There are lots of strategies for T-ball game management. Do you play all players in a clump? Do you play them all in the infield? Do you really enforce OUTS? Here are my thoughts.
Play them all in correct positions. After every two or three batters rotate the positions. Have the pitcher go to catch, have the catcher go to RF, RF to CF, CF to LF, LF to 3B, 3B to SS, SS to 2B, 2B to 1B, and 1B to P.
Practice this and make sure it can be done in the time it takes the other team to get a new batter up. If you take longer, everyone will hate you.
The reason to rotate is that there is absolutely nothing going on in the outfield so this sort of makes it so something is going on.
Between innings, have assistants ready to go to roll balls to fielders so they at least do something.
Time of Games
Keep T-ball games VERY SHORT. Maybe 2 innings is good. You’ll face some coaches that are thrilled by the whole thing and after two say, “Hey Coach, wanna play one more?”
The right answer is, “NO.”
The players are generally done after two innings, so let it be, have a good snack, and use practice to really teach the game.
If it was up to me, there would be no T-ball games, as I don’t see much learning happening. But alas, everyone thinks the kids love the games. I guess they do — I didn’t see too much of it, but so be it. I saw kids picking at grass and kicking dirt as a T-ball game really has nothing going on.

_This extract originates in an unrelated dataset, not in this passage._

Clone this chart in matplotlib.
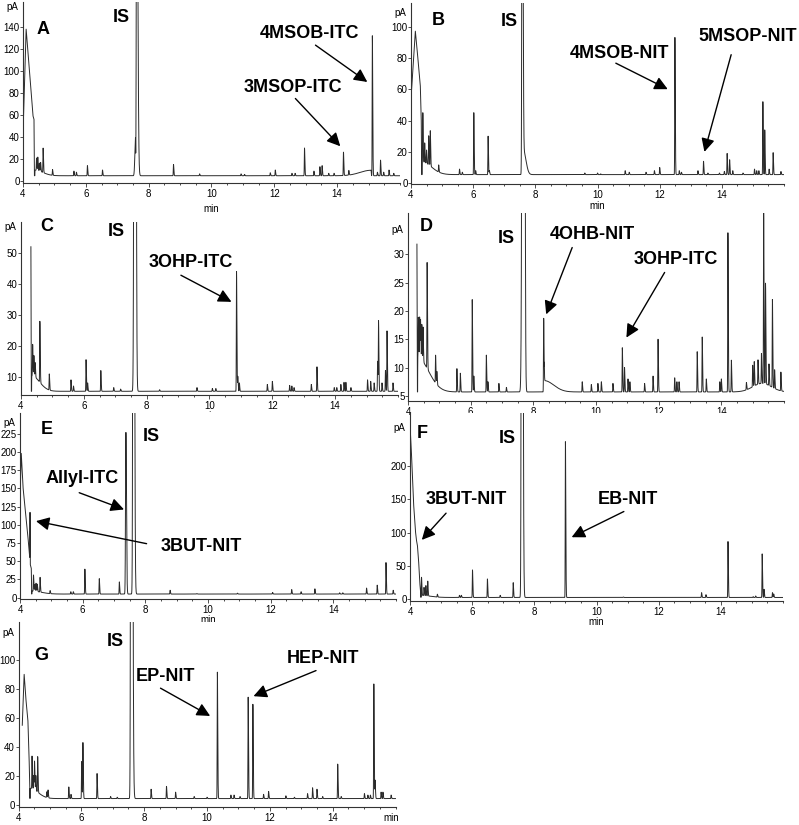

While batting, make sure you have 2-3 bench coaches to get kids ready to bat, helmets on, bat selected, and ready to go. Make sure no kid picks up a bat until it is their turn to bat. There is no on-deck circle in little league, so no need to start pretending there is one in T-ball. There isn’t and it’d be a safety hazard if there was one.
I recommend moving the T around a little to make it so your batters don’t just hit the ball to the pitcher. Make sure you work with batters in practice so they don’t sit around and miss the ball for 40 swings. This really slows the game down.
Please play real OUTS. If the other team gets your player out, have your player return to the bench. If you get a player out, encourage the other coach to agree to have that player return to the dugout. There’s nothing worse than having your team work on getting someone out, pulling off the miracle it takes to get them out, and then the other team says, “Yeah, I know its the rules, but we aren’t gonna do that as it’ll make our players sad.” Kids get over it fast and you are missing a huge teaching opportunity and taking an out away from the defense is really sad.
Finally, make sure there is a really good snack after the game.